**Exercise directions:**
Restate all the material verbatim, except for the pictures.

════════════════

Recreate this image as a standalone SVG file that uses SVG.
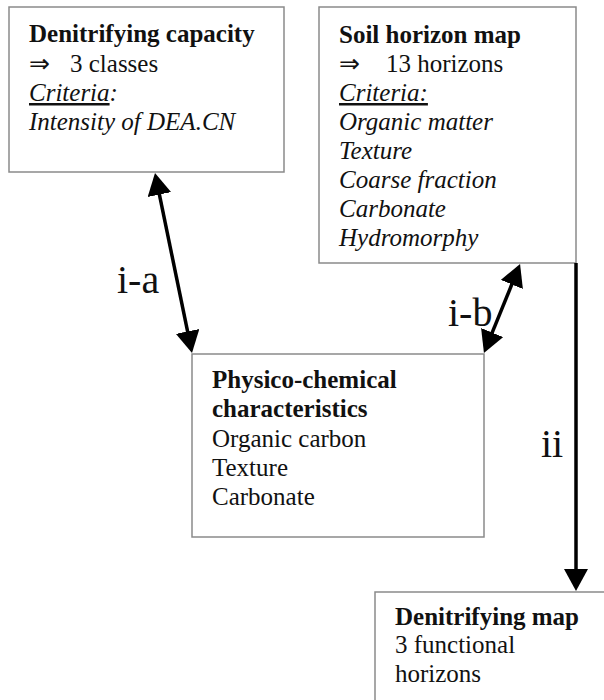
<svg xmlns="http://www.w3.org/2000/svg" width="604" height="700" viewBox="0 0 604 700">
<style>
  .box { fill: #ffffff; stroke: #8a8a8a; stroke-width: 1.5; }
  .t { font-family: "Liberation Serif", "Times New Roman", serif; font-size: 25px; fill: #111; }
  .b { font-weight: bold; }
  .i { font-style: italic; }
  .u { text-decoration: underline; }
  .lbl { font-family: "Liberation Serif", "Times New Roman", serif; font-size: 40px; fill: #111; }
  .conn { stroke: #000; stroke-width: 3.5; fill: none; }
</style>
<defs>
  <marker id="ah" markerUnits="userSpaceOnUse" markerWidth="24" markerHeight="24" refX="12" refY="12" orient="auto-start-reverse">
    <path d="M0,0 L22,12 L0,24 Z" fill="#000"/>
  </marker>
</defs>
<rect width="604" height="700" fill="#ffffff"/>

<g id="node-denitrifying-capacity">
  <rect class="box" x="9" y="7" width="275" height="165"/>
  <text class="t b" x="29" y="42">Denitrifying capacity</text>
  <text class="t" x="29" y="72">⇒</text>
  <text class="t" x="70" y="72">3 classes</text>
  <text class="t i" x="29" y="101"><tspan class="u">Criteria</tspan>:</text>
  <text class="t i" x="29" y="130">Intensity of DEA.CN</text>
</g>

<g id="node-soil-horizon-map">
  <rect class="box" x="319" y="7" width="257" height="256"/>
  <text class="t b" x="339" y="43">Soil horizon map</text>
  <text class="t" x="339" y="72">⇒</text>
  <text class="t" x="386" y="72">13 horizons</text>
  <text class="t i u" x="339" y="101">Criteria:</text>
  <text class="t i" x="339" y="130">Organic matter</text>
  <text class="t i" x="339" y="159">Texture</text>
  <text class="t i" x="339" y="188">Coarse fraction</text>
  <text class="t i" x="339" y="217">Carbonate</text>
  <text class="t i" x="339" y="246">Hydromorphy</text>
</g>

<g id="node-physico-chemical">
  <rect class="box" x="192" y="354" width="292" height="183"/>
  <text class="t b" x="212" y="388">Physico-chemical</text>
  <text class="t b" x="212" y="417">characteristics</text>
  <text class="t" x="212" y="447">Organic carbon</text>
  <text class="t" x="212" y="476">Texture</text>
  <text class="t" x="212" y="505">Carbonate</text>
</g>

<g id="node-denitrifying-map">
  <rect class="box" x="375" y="592" width="240" height="120"/>
  <text class="t b" x="395" y="625">Denitrifying map</text>
  <text class="t" x="395" y="653">3 functional</text>
  <text class="t" x="395" y="682">horizons</text>
</g>

<g id="connectors">
  <line class="conn" x1="157" y1="182.8" x2="190" y2="343.2" marker-start="url(#ah)" marker-end="url(#ah)"/>
  <line class="conn" x1="516.3" y1="273.3" x2="487.7" y2="343.7" marker-start="url(#ah)" marker-end="url(#ah)"/>
  <line class="conn" x1="576" y1="263" x2="576" y2="581" stroke-width="4" marker-end="url(#ah)"/>
  <text class="lbl" x="117" y="293">i-a</text>
  <text class="lbl" x="448" y="326">i-b</text>
  <text class="lbl" x="541" y="457">ii</text>
</g>
</svg>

════════════════

**Output for this task:**
Recreate this image as a standalone SVG file that uses SVG.
<svg xmlns="http://www.w3.org/2000/svg" width="604" height="700" viewBox="0 0 604 700">
<style>
  .box { fill: #ffffff; stroke: #8a8a8a; stroke-width: 1.5; }
  .t { font-family: "Liberation Serif", "Times New Roman", serif; font-size: 25px; fill: #111; }
  .b { font-weight: bold; }
  .i { font-style: italic; }
  .u { text-decoration: underline; }
  .lbl { font-family: "Liberation Serif", "Times New Roman", serif; font-size: 40px; fill: #111; }
  .conn { stroke: #000; stroke-width: 3.5; fill: none; }
</style>
<defs>
  <marker id="ah" markerUnits="userSpaceOnUse" markerWidth="24" markerHeight="24" refX="12" refY="12" orient="auto-start-reverse">
    <path d="M0,0 L22,12 L0,24 Z" fill="#000"/>
  </marker>
</defs>
<rect width="604" height="700" fill="#ffffff"/>

<g id="node-denitrifying-capacity">
  <rect class="box" x="9" y="7" width="275" height="165"/>
  <text class="t b" x="29" y="42">Denitrifying capacity</text>
  <text class="t" x="29" y="72">⇒</text>
  <text class="t" x="70" y="72">3 classes</text>
  <text class="t i" x="29" y="101"><tspan class="u">Criteria</tspan>:</text>
  <text class="t i" x="29" y="130">Intensity of DEA.CN</text>
</g>

<g id="node-soil-horizon-map">
  <rect class="box" x="319" y="7" width="257" height="256"/>
  <text class="t b" x="339" y="43">Soil horizon map</text>
  <text class="t" x="339" y="72">⇒</text>
  <text class="t" x="386" y="72">13 horizons</text>
  <text class="t i u" x="339" y="101">Criteria:</text>
  <text class="t i" x="339" y="130">Organic matter</text>
  <text class="t i" x="339" y="159">Texture</text>
  <text class="t i" x="339" y="188">Coarse fraction</text>
  <text class="t i" x="339" y="217">Carbonate</text>
  <text class="t i" x="339" y="246">Hydromorphy</text>
</g>

<g id="node-physico-chemical">
  <rect class="box" x="192" y="354" width="292" height="183"/>
  <text class="t b" x="212" y="388">Physico-chemical</text>
  <text class="t b" x="212" y="417">characteristics</text>
  <text class="t" x="212" y="447">Organic carbon</text>
  <text class="t" x="212" y="476">Texture</text>
  <text class="t" x="212" y="505">Carbonate</text>
</g>

<g id="node-denitrifying-map">
  <rect class="box" x="375" y="592" width="240" height="120"/>
  <text class="t b" x="395" y="625">Denitrifying map</text>
  <text class="t" x="395" y="653">3 functional</text>
  <text class="t" x="395" y="682">horizons</text>
</g>

<g id="connectors">
  <line class="conn" x1="157" y1="182.8" x2="190" y2="343.2" marker-start="url(#ah)" marker-end="url(#ah)"/>
  <line class="conn" x1="516.3" y1="273.3" x2="487.7" y2="343.7" marker-start="url(#ah)" marker-end="url(#ah)"/>
  <line class="conn" x1="576" y1="263" x2="576" y2="581" stroke-width="4" marker-end="url(#ah)"/>
  <text class="lbl" x="117" y="293">i-a</text>
  <text class="lbl" x="448" y="326">i-b</text>
  <text class="lbl" x="541" y="457">ii</text>
</g>
</svg>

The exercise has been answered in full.